++++ EXTRACTED RECORDS

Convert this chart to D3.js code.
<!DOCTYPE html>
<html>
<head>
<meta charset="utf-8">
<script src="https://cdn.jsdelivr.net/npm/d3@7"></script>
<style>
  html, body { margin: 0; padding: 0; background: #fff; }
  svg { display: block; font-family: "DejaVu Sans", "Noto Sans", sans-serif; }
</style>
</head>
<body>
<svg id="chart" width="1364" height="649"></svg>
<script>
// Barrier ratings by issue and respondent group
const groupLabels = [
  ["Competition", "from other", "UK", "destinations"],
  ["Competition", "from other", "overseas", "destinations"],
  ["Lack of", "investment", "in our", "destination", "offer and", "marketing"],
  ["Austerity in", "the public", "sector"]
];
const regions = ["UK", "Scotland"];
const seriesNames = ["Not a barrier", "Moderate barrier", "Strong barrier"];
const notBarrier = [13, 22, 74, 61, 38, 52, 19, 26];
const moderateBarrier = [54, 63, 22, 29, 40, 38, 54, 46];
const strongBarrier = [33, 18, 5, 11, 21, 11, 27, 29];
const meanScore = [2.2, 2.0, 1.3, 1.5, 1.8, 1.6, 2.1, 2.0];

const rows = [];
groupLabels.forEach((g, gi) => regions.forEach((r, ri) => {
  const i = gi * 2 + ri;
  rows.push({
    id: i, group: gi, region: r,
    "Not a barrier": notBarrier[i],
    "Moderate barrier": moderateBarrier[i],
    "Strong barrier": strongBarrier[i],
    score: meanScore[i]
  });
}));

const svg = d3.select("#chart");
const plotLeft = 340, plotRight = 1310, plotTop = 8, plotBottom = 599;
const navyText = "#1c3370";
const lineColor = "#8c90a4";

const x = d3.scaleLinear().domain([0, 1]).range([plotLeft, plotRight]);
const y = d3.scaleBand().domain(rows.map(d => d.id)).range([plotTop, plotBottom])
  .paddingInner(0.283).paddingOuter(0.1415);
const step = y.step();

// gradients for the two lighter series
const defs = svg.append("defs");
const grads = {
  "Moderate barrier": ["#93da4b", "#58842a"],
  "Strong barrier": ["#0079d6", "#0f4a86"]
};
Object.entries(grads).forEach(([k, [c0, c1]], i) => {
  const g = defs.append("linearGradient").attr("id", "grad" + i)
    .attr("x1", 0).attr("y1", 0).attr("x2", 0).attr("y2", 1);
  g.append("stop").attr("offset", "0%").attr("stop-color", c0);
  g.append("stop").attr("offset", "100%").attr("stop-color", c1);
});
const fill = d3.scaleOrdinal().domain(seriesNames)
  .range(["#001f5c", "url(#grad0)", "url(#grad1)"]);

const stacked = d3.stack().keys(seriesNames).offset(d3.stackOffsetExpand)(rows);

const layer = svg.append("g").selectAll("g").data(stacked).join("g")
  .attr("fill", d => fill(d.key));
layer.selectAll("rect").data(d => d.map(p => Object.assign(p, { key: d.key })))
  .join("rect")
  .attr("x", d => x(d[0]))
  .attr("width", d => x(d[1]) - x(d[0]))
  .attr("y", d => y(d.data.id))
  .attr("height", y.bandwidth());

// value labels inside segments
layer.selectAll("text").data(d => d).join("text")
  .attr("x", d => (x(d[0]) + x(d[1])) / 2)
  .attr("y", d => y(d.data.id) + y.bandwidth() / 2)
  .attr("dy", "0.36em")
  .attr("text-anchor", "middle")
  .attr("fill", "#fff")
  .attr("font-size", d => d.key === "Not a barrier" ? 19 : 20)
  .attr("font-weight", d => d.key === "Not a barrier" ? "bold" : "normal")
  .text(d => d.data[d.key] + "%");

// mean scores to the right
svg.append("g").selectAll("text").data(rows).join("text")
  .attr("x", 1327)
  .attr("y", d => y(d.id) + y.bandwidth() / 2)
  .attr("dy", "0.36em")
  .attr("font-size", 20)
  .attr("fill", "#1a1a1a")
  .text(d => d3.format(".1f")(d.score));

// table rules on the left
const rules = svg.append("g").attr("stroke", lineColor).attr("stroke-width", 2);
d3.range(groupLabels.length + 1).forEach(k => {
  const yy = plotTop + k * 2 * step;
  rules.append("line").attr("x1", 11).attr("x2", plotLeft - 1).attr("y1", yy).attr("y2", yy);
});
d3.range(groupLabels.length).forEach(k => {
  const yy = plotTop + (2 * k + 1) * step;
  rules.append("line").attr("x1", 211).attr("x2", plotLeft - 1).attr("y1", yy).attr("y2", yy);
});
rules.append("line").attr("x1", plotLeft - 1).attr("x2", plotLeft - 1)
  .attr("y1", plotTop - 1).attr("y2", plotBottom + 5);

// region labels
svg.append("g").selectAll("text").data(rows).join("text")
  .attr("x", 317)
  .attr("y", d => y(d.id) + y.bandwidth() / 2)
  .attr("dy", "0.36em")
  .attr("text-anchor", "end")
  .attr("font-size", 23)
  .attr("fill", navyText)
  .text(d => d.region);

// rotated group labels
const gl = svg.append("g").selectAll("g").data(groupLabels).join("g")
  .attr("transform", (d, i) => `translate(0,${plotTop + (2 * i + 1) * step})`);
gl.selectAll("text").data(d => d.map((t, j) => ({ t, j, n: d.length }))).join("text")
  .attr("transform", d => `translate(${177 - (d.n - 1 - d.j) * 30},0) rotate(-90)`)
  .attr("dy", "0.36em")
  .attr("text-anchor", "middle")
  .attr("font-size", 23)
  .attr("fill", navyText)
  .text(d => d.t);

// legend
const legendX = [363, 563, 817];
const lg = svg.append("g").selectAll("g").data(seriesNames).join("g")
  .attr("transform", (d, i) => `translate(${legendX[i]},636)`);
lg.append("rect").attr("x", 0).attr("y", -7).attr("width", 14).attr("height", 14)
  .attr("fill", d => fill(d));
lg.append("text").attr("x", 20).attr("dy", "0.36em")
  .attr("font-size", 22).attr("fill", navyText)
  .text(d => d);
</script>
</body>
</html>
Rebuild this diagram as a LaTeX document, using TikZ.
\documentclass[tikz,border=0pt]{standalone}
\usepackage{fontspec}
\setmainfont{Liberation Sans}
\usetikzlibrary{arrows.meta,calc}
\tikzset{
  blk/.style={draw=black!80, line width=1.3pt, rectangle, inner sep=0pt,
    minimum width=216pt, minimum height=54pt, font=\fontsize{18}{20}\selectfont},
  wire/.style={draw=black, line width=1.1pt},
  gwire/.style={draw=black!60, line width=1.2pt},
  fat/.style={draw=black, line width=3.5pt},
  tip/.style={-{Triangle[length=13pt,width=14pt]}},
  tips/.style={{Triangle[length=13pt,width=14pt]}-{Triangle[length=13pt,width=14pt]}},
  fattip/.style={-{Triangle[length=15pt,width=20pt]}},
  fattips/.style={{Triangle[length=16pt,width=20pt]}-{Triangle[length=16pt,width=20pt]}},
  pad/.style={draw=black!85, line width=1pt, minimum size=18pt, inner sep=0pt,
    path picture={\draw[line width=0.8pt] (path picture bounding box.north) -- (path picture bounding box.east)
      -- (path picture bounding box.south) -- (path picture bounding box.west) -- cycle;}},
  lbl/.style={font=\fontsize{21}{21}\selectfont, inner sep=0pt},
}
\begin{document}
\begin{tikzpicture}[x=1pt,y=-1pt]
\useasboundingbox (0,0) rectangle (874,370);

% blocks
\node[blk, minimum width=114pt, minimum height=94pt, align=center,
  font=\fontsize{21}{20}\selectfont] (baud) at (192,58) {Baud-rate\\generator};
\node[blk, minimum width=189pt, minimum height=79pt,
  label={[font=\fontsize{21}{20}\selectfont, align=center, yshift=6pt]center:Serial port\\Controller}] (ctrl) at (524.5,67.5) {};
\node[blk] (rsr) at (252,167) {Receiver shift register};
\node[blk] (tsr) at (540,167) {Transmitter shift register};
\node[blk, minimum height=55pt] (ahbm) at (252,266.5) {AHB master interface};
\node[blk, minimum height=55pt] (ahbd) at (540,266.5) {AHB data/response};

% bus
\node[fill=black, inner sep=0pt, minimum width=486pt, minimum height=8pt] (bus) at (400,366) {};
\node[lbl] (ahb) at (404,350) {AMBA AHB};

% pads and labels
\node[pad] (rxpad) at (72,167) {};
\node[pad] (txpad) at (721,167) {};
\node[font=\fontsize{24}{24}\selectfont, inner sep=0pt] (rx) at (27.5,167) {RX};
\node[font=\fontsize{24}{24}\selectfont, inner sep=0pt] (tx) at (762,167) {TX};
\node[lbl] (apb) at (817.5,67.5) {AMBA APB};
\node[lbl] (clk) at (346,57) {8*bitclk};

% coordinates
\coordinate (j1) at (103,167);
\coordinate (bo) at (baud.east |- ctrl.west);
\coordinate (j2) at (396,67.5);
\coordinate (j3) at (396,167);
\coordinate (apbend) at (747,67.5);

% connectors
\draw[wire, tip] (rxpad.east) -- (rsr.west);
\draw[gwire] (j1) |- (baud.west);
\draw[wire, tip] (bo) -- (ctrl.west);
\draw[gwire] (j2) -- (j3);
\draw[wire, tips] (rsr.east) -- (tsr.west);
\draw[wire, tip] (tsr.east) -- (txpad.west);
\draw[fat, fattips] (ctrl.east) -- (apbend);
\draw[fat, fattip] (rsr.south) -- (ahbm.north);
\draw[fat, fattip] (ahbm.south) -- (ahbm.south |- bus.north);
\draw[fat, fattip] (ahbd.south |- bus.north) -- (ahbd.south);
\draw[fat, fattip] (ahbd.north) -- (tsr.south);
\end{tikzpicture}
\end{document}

++++++++

Repeat the records above line by line, from the first line through the line that contains "const meanScore = [2.2, 2.0, 1.3, 1.5, 1.8, 1.6, 2.1, 2.0];".

**SOLUTION FOR THIS TASK:**
Convert this chart to D3.js code.
<!DOCTYPE html>
<html>
<head>
<meta charset="utf-8">
<script src="https://cdn.jsdelivr.net/npm/d3@7"></script>
<style>
  html, body { margin: 0; padding: 0; background: #fff; }
  svg { display: block; font-family: "DejaVu Sans", "Noto Sans", sans-serif; }
</style>
</head>
<body>
<svg id="chart" width="1364" height="649"></svg>
<script>
// Barrier ratings by issue and respondent group
const groupLabels = [
  ["Competition", "from other", "UK", "destinations"],
  ["Competition", "from other", "overseas", "destinations"],
  ["Lack of", "investment", "in our", "destination", "offer and", "marketing"],
  ["Austerity in", "the public", "sector"]
];
const regions = ["UK", "Scotland"];
const seriesNames = ["Not a barrier", "Moderate barrier", "Strong barrier"];
const notBarrier = [13, 22, 74, 61, 38, 52, 19, 26];
const moderateBarrier = [54, 63, 22, 29, 40, 38, 54, 46];
const strongBarrier = [33, 18, 5, 11, 21, 11, 27, 29];
const meanScore = [2.2, 2.0, 1.3, 1.5, 1.8, 1.6, 2.1, 2.0];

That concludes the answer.